In an annual report, the World Meteorological Organization said that carbon dioxide, the heat-trapping gas blamed for the largest share of global warming, rose to global concentrations of 396 parts per million last year, the biggest year-to-year change in three decades.
That's an increase of 2.9 ppm from the previous year — and is 42 percent higher than before the Industrial Age, when levels were about 280 parts per million. The 2012 level was itself up 2.2 ppm from a year earlier.
"We know without any doubt that our climate is changing and our weather is becoming more extreme due to human activities such as the burning of fossil fuels," said WMO Secretary-General Michel Jarraud. "Time is not on our side, for sure."
“The Greenhouse Gas Bulletin shows that, far from falling, the concentration of carbon dioxide in the atmosphere actually increased last year at the fastest rate for nearly 30 years," Mr. Jarraud said in a press release. "We must reverse this trend by cutting emissions of CO2 and other greenhouse gases across the board,” he said. “We are running out of time.”

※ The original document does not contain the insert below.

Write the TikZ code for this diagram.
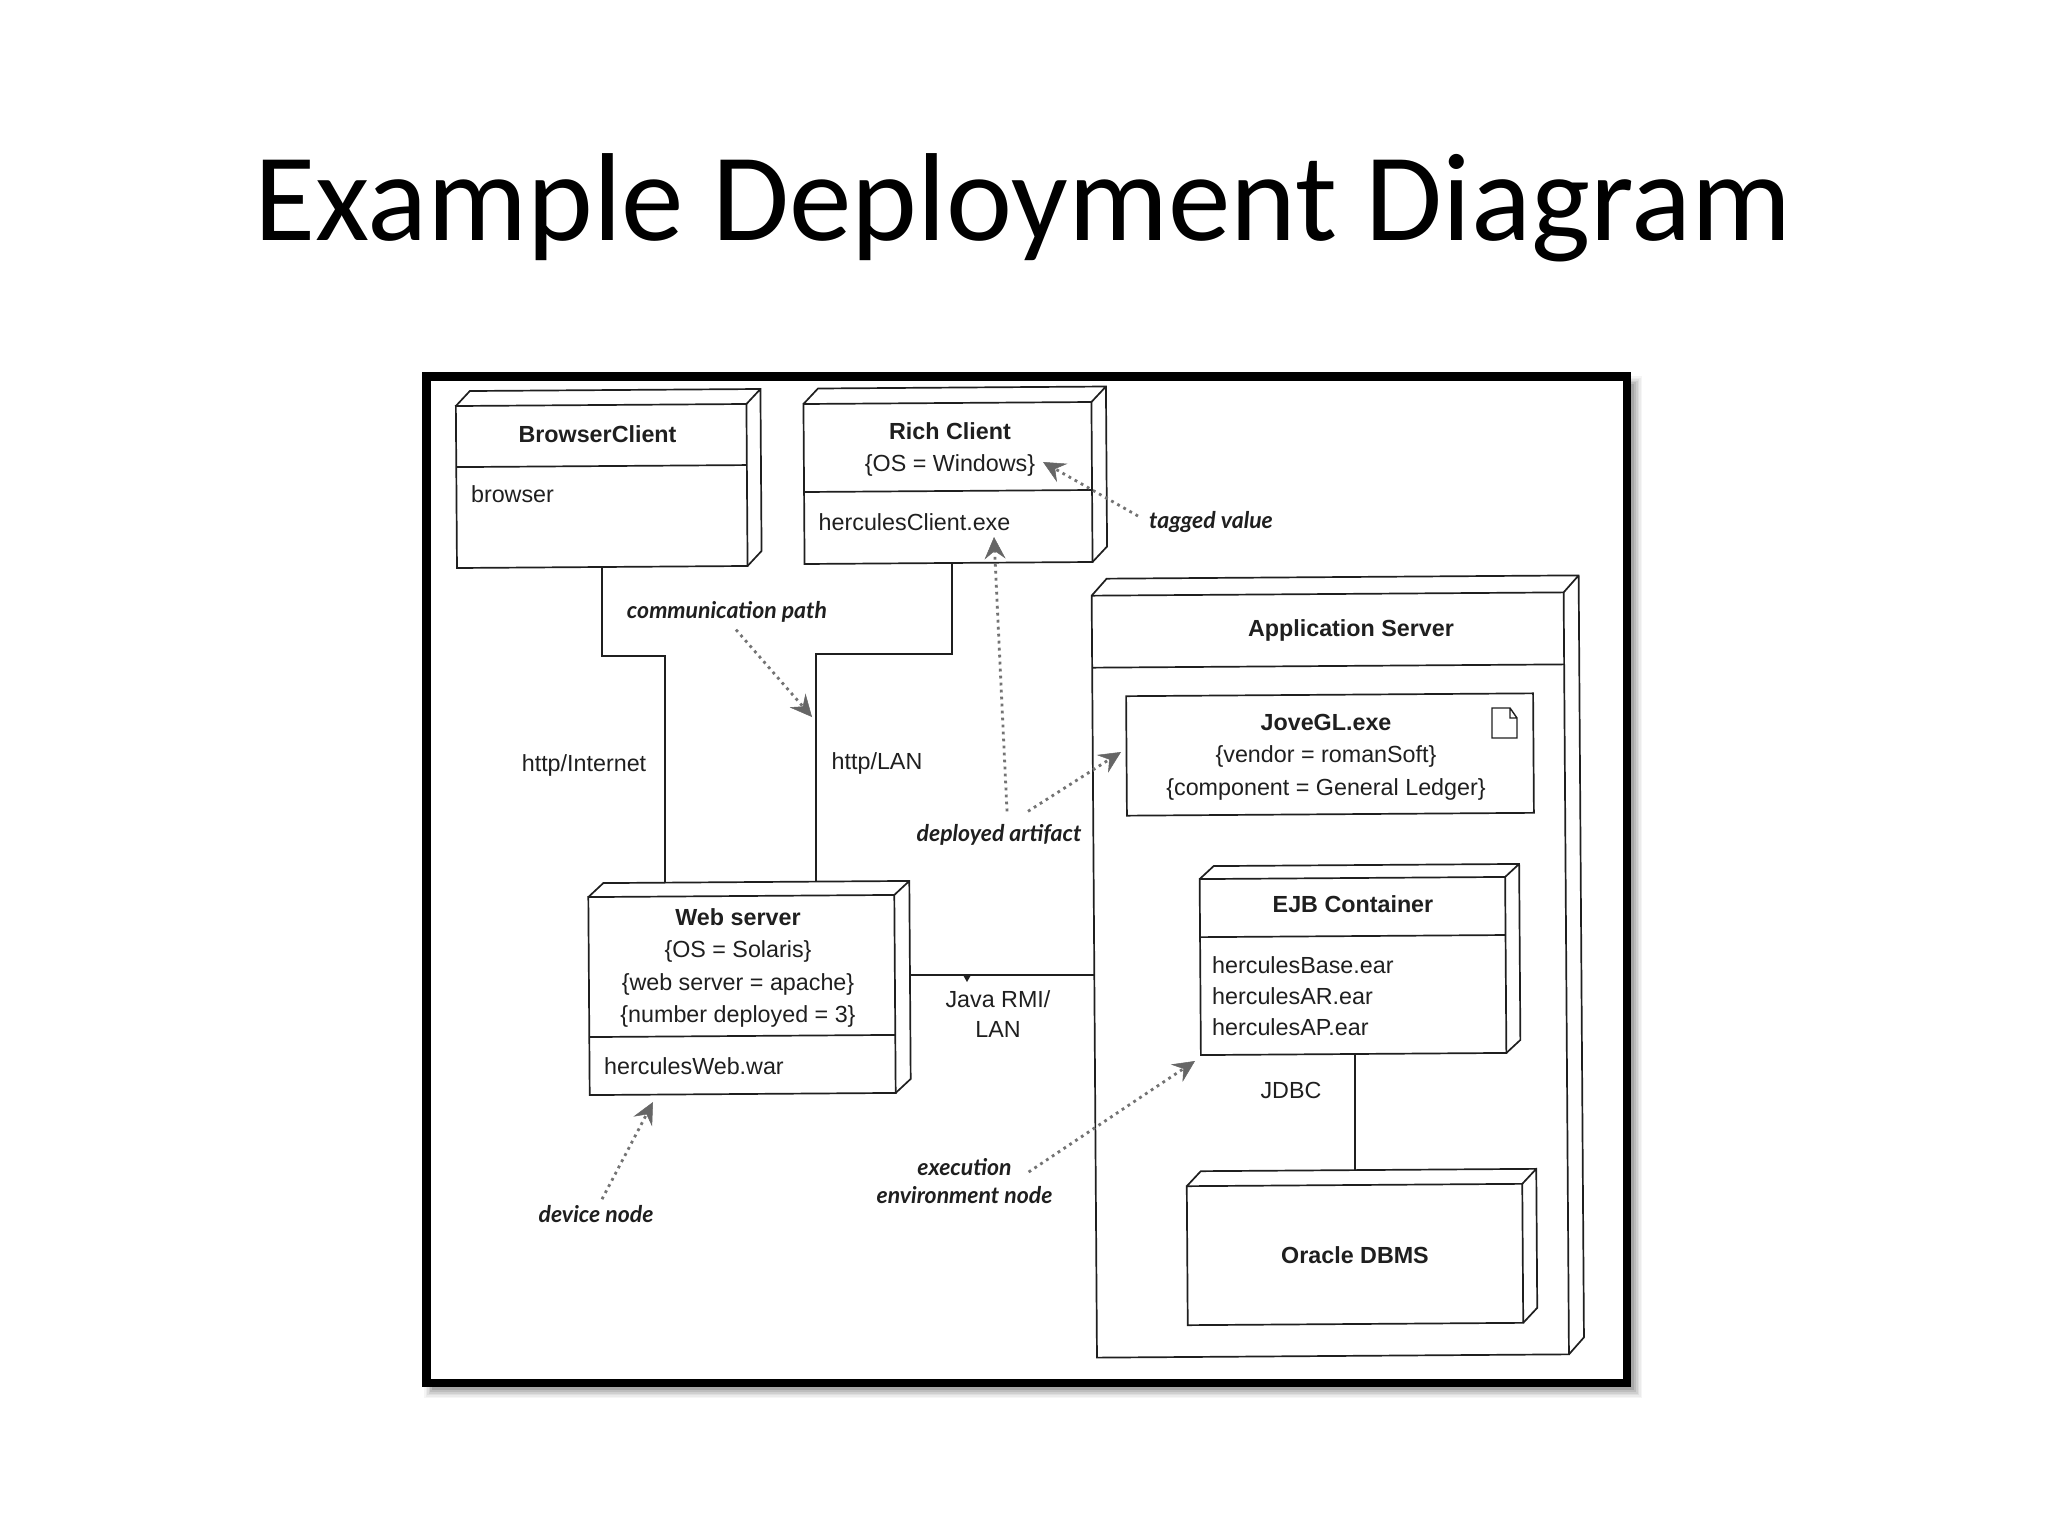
\documentclass[tikz,border=0pt]{standalone}
\usepackage{fontspec}
\setmainfont{Liberation Sans}
\newfontfamily\titlefont{Carlito}
\newfontfamily\handfont{Lato}
\usetikzlibrary{calc,arrows.meta}
\definecolor{ink}{gray}{0.12}
\tikzset{
  edge/.style={draw=ink,line width=1.7pt},
  devbox/.style={edge,rectangle,inner sep=0pt,outer sep=0pt,rotate=0.4},
  body/.style={text=ink,inner sep=0pt,align=center,font=\fontsize{23.3}{32.3}\selectfont},
  bodyleft/.style={body,align=left},
  hand/.style={text=ink,inner sep=0pt,align=center,font=\handfont\itshape\bfseries\fontsize{23}{28}\selectfont},
  note/.style={draw=black!55,line width=2.8pt,dash pattern=on 2.8pt off 4.2pt,
    -{Stealth[length=22pt,width=21pt,inset=8pt,color=black!60,line width=.5pt]}},
}
\newcommand\devdepth[3]{\draw[edge] (#1.north west) -- ++(#2,-#3) -- ($(#1.north east)+(#2,-#3)$) -- ($(#1.south east)+(#2,-#3)$) -- (#1.south east) (#1.north east) -- ++(#2,-#3);}
\newcommand\devdiv[2]{\draw[edge] ($(#1.north west)!#2!(#1.south west)$) -- ($(#1.north east)!#2!(#1.south east)$);}
\begin{document}
\begin{tikzpicture}[x=1pt,y=-1pt]
\useasboundingbox (0,0) rectangle (2048,1536);
\fill[white] (0,0) rectangle (2048,1536);
\node[font=\titlefont\fontsize{125.2}{150}\selectfont,text=black,inner sep=0pt] (title) at (1023,208) {Example Deployment Diagram};
% shadow of the frame
\foreach \d/\c in {8/4,6.5/8,5/13,3.5/19,2/26,0/34}{
  \fill[black!\c] (432-\d,384-\d) rectangle (1634+\d,1390+\d);
}
\node[draw=black,fill=white,line width=8.5pt,rectangle,inner sep=0pt,outer sep=0pt,minimum width=1200.5pt,minimum height=1006.3pt] (frame) at (1026.75,879.85) {};
% devices
\node[devbox,minimum width=290.6pt,minimum height=162pt] (browser) at (601.7,486) {};
\devdepth{browser}{14}{15}\devdiv{browser}{0.377}
\node[devbox,minimum width=288pt,minimum height=160pt] (rich) at (948,483) {};
\devdepth{rich}{14.5}{15.5}\devdiv{rich}{0.55}
\node[devbox,minimum width=472pt,minimum height=762pt] (app) at (1330.3,975) {};
\devdepth{app}{15}{17}\devdiv{app}{0.0945}
\node[devbox,minimum width=407pt,minimum height=119.5pt] (jove) at (1330,754.5) {};
\node[devbox,minimum width=306pt,minimum height=198pt] (web) at (742,995) {};
\devdepth{web}{15}{14}\devdiv{web}{0.707}
\node[devbox,minimum width=305.5pt,minimum height=176pt] (ejb) at (1353,966) {};
\devdepth{ejb}{14}{13}\devdiv{ejb}{0.33}
\node[devbox,minimum width=335.5pt,minimum height=139pt] (oracle) at (1355,1254.5) {};
\devdepth{oracle}{14}{15}
% artifact icon
\draw[line width=1.4pt,draw=ink] (1492,708) -- (1510,708) -- (1517,718) -- (1517,738) -- (1492,738) -- cycle (1510,708) -- (1510,718) -- (1517,718);
% connectors
\coordinate (bendA) at (665,656);
\coordinate (bendB) at (816,654);
\coordinate (richOut) at ($(rich.south)+(3.5,0)$);
\coordinate (webTop) at ($(web.north)+(15,-14)$);
\coordinate (javaOut) at (911,975);
\coordinate (ejbOut) at ($(ejb.south)+(1.5,0)$);
\coordinate (oracleTop) at ($(oracle.north)+(0,-14)$);
\draw[edge] (browser.south) |- (bendA) -- (bendA |- webTop);
\draw[edge] (richOut) |- (bendB) -- (bendB |- webTop);
\draw[edge] (javaOut) -- (javaOut -| app.west);
\fill[ink] (963,975) -- (971,975) -- (967,982) -- cycle;
\draw[edge] (ejbOut) -- (ejbOut |- oracleTop);
% texts in devices
\node[body,font=\bfseries\fontsize{23.3}{32.3}\selectfont] (tbrowser) at (597.5,434) {BrowserClient};
\node[body] (tbrowserb) at (512.5,494) {browser};
\node[body] (trich) at (950,449.5) {\textbf{Rich Client}\\\{OS = Windows\}};
\node[body,anchor=west] (trichb) at (818.5,522) {herculesClient.exe};
\node[body,font=\bfseries\fontsize{23.3}{32.3}\selectfont] (tapp) at (1351,630) {Application Server};
\node[body] (tjove) at (1326,757) {\textbf{JoveGL.exe}\\\{vendor = romanSoft\}\\\{component = General Ledger\}};
\node[body] (tweb) at (738,968) {\textbf{Web server}\\\{OS = Solaris\}\\\{web server = apache\}\\\{number deployed = 3\}};
\node[body,anchor=west] (twebb) at (604,1066) {herculesWeb.war};
\node[body,font=\bfseries\fontsize{23.3}{32.3}\selectfont] (tejb) at (1353,904) {EJB Container};
\node[bodyleft,anchor=west,font=\fontsize{23.3}{31}\selectfont] (tejbb) at (1212,996) {herculesBase.ear\\herculesAR.ear\\herculesAP.ear};
\node[body,font=\bfseries\fontsize{23.3}{32.3}\selectfont] (toracle) at (1355,1255) {Oracle DBMS};
% connector labels
\node[body] (lhttp) at (584,765) {http/Internet};
\node[body] (llan) at (877,763) {http/LAN};
\node[body,font=\fontsize{23.3}{30}\selectfont] (ljava) at (998,1014) {Java RMI/\\LAN};
\node[body] (ljdbc) at (1291,1090) {JDBC};
% annotations
\node[hand] (lcomm) at (727,612) {communication path};
\node[hand] (lartifact) at (999,835) {deployed artifact};
\node[hand] (ltag) at (1211,522) {tagged value};
\node[hand] (ldevice) at (596,1214) {device node};
\node[hand] (lexec) at (964.5,1181) {execution\\environment node};
\coordinate (tipComm) at (812,717);
\coordinate (tipRich) at (994,537);
\coordinate (tipJove) at (1121,752);
\coordinate (tipTag) at (1043,462);
\coordinate (tipWeb) at (653,1102);
\coordinate (tipEjb) at (1195,1061);
\draw[note] ($(lcomm.south)+(9,7)$) -- (tipComm);
\draw[note] ($(lartifact.north)+(8,-13)$) -- (tipRich);
\draw[note] ($(lartifact.north)+(29,-13)$) -- (tipJove);
\draw[note] ($(ltag.west)+(-11,-6)$) -- (tipTag);
\draw[note] ($(ldevice.north)+(6,-6)$) -- (tipWeb);
\draw[note] ($(lexec.east)+(-24,-9)$) -- (tipEjb);
\end{tikzpicture}
\end{document}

The report also said the rate of ocean acidification, which comes from added carbon absorbed by oceans, "appears unprecedented at least over the last 300 million years."
Between 1990 and 2013, carbon dioxide and other gas emissions caused a 34 percent increase in the warming effect on the climate, the report said.
The warming effect, or "radiative forcing," measures the net difference between the sunlight that the Earth absorbs and the energy it radiates back into space. More absorption leads to higher temperatures.
After carbon dioxide, methane has the biggest effect on climate. Atmospheric concentrations of methane reached a new high of 1,824 parts per billion in 2013, up 153 percent from pre-industrial levels of about 700 parts per billion.
About 40 percent of the methane comes from natural sources such as termites and wetlands, but the rest is due to cattle breeding, rice agriculture, fossil fuel burning, landfills and incineration, according to the agency.